[What the exercise asks]: Locate every line in the material below that has the word "code". Copy each of those lines.

═════ Data supplied

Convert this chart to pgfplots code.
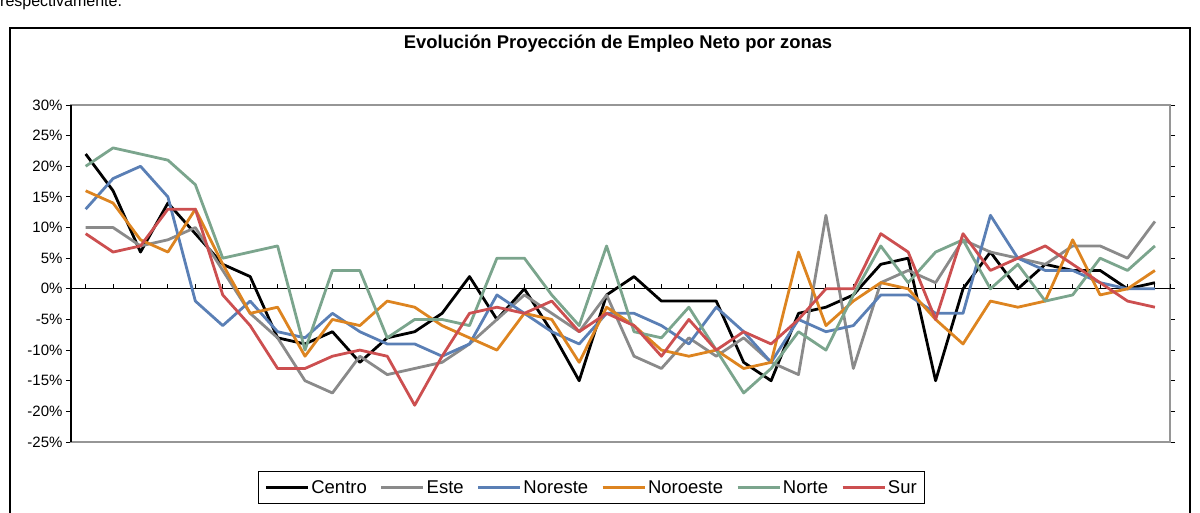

══════════
═════ Data supplied

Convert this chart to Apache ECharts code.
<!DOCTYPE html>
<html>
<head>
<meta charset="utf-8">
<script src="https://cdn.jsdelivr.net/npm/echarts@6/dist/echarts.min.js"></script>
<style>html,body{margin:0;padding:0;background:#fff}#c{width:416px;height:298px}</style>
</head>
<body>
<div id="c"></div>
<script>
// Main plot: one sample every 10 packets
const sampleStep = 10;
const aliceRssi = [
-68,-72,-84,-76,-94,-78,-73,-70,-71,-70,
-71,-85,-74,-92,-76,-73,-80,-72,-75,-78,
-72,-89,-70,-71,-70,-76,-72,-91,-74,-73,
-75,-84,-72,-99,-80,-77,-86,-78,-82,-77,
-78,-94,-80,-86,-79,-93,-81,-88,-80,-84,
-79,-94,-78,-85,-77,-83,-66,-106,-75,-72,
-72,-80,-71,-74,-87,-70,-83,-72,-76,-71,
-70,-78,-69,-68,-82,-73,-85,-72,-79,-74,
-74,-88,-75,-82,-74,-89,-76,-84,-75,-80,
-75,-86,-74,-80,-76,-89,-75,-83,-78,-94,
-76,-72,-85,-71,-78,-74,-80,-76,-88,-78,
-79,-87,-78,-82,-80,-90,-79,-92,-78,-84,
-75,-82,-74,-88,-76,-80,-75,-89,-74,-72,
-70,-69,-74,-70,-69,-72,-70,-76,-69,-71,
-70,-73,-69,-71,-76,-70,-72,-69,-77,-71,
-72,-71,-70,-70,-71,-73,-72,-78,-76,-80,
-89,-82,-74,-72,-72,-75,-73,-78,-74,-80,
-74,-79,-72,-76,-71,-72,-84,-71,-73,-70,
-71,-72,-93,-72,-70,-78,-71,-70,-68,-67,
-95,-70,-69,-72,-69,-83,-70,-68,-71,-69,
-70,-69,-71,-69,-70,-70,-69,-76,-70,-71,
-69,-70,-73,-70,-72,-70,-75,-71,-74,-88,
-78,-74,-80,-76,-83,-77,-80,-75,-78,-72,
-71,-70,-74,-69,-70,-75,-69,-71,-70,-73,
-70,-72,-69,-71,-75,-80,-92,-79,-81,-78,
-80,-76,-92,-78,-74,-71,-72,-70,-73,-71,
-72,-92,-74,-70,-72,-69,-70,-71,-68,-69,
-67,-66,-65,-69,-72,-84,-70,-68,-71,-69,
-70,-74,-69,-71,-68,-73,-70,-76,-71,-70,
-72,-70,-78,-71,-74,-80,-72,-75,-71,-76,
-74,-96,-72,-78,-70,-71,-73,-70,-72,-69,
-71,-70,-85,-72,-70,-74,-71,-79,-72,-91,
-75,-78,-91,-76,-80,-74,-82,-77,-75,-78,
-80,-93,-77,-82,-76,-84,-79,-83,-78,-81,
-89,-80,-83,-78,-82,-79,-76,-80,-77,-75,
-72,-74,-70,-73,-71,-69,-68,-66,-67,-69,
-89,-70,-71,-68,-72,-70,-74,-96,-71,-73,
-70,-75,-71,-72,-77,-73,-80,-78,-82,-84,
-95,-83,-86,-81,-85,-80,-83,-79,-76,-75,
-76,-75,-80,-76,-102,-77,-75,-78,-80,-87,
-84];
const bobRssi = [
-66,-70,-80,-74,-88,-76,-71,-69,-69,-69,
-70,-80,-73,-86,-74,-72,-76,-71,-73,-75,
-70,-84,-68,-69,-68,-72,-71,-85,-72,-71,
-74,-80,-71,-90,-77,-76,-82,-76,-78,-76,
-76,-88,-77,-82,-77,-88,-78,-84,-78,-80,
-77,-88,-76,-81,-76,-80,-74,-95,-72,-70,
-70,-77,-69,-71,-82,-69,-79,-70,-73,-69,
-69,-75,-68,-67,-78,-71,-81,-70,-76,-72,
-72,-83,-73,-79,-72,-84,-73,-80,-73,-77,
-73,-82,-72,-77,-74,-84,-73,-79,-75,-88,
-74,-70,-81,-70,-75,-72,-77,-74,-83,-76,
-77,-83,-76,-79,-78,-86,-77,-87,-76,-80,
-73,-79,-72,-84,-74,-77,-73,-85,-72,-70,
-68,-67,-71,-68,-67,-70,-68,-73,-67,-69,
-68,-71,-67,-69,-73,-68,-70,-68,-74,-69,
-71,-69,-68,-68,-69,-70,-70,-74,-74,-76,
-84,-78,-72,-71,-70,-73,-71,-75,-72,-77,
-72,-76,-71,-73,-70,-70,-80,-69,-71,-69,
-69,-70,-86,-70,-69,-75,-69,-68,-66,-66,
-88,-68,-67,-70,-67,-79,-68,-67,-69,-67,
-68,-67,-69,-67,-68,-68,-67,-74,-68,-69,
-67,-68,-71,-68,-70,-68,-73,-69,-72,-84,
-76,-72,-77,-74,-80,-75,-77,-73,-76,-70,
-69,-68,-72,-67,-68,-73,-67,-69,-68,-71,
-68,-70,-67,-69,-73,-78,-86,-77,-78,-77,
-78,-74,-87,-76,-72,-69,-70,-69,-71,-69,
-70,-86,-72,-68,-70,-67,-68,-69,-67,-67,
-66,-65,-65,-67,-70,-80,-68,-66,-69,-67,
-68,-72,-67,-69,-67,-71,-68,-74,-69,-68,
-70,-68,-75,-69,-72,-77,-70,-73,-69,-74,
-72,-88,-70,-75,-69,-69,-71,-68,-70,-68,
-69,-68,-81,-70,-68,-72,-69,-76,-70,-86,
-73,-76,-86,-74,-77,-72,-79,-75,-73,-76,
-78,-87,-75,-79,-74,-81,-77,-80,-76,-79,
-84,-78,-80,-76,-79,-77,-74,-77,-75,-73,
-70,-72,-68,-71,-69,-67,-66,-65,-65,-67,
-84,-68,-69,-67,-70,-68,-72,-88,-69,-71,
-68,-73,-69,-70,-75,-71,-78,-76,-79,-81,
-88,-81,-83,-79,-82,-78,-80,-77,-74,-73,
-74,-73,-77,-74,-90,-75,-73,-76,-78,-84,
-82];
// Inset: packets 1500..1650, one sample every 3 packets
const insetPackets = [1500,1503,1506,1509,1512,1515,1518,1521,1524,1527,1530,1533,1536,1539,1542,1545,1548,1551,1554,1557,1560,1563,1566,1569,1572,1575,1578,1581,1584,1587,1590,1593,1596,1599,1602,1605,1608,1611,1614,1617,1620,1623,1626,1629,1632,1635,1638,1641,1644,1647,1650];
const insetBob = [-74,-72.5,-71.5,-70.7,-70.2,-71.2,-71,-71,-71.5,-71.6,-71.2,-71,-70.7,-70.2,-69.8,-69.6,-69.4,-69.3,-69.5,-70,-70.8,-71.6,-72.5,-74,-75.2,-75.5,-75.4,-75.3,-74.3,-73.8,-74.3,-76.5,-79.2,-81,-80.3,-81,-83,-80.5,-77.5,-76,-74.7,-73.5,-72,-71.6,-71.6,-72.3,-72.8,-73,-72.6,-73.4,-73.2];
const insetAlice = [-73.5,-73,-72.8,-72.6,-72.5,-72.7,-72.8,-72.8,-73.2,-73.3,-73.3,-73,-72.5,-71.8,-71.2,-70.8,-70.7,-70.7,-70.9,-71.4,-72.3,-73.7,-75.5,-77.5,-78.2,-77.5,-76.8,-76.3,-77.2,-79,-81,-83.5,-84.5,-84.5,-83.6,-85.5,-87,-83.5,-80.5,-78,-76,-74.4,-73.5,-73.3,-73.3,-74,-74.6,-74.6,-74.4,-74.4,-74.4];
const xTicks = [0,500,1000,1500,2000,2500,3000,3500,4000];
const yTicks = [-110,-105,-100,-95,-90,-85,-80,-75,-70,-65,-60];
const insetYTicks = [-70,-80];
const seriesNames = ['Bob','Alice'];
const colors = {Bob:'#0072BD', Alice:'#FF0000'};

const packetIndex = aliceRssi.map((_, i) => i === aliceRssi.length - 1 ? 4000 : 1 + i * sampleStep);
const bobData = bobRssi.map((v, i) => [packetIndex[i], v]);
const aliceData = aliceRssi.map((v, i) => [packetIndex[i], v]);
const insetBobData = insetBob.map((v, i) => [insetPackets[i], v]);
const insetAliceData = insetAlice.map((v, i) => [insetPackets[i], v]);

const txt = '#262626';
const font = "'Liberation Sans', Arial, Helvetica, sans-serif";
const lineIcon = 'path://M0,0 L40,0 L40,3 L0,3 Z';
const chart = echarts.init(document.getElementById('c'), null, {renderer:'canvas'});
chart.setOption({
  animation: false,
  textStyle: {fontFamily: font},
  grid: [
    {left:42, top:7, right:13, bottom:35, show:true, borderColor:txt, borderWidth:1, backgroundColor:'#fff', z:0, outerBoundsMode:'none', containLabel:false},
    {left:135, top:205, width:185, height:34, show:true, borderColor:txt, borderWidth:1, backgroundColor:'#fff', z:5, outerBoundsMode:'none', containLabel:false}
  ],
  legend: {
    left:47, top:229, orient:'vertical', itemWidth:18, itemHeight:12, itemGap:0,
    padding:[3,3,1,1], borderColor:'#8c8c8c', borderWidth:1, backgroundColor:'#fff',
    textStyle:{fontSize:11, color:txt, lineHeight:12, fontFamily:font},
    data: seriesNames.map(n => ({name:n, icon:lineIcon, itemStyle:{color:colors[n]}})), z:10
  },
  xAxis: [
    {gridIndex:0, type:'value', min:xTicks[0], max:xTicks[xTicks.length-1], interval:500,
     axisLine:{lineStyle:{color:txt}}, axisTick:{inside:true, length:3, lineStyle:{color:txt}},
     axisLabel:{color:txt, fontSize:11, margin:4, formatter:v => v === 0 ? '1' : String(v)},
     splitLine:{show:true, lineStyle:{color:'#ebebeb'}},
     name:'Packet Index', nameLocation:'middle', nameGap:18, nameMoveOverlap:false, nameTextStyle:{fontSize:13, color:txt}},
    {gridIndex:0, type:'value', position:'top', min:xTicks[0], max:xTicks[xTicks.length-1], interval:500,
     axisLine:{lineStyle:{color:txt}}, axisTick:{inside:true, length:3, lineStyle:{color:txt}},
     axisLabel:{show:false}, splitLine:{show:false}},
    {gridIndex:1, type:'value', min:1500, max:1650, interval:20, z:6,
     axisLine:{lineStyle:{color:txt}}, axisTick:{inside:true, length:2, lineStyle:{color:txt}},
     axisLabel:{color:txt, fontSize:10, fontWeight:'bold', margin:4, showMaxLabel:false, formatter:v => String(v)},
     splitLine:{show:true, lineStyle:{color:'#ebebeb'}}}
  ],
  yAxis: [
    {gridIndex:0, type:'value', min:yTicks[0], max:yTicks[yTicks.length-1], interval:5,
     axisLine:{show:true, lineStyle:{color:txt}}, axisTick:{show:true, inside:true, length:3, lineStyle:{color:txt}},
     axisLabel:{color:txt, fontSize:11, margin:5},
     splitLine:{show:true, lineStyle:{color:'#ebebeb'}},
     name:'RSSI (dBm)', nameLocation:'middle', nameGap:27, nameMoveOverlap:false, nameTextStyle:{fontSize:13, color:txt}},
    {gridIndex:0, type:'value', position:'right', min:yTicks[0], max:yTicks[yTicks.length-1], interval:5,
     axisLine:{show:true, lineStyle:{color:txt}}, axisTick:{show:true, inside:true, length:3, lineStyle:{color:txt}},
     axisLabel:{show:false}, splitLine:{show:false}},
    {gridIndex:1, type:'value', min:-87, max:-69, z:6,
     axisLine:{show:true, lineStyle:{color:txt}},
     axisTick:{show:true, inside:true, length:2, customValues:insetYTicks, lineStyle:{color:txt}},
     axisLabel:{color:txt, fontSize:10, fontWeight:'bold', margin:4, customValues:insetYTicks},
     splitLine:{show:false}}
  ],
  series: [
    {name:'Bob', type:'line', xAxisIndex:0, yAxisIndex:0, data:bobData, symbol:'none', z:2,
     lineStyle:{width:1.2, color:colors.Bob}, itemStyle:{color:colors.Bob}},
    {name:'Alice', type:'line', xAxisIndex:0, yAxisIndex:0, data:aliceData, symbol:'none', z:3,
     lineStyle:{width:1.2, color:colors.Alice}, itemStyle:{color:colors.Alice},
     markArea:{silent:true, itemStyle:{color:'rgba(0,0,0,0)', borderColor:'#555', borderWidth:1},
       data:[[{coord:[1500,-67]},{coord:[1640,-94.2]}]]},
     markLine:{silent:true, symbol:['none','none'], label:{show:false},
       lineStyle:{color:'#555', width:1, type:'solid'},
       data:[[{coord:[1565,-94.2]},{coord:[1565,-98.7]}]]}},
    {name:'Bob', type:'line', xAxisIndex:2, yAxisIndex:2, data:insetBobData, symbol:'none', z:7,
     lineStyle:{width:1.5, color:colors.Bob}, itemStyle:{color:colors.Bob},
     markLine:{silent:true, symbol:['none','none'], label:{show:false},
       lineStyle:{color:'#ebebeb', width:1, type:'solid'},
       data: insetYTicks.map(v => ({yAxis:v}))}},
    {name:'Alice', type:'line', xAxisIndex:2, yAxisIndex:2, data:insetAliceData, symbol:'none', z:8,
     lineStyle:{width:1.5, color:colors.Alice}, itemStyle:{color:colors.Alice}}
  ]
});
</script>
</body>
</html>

══════════

[Solution for this task]:
Convert this chart to pgfplots code.
Convert this chart to Apache ECharts code.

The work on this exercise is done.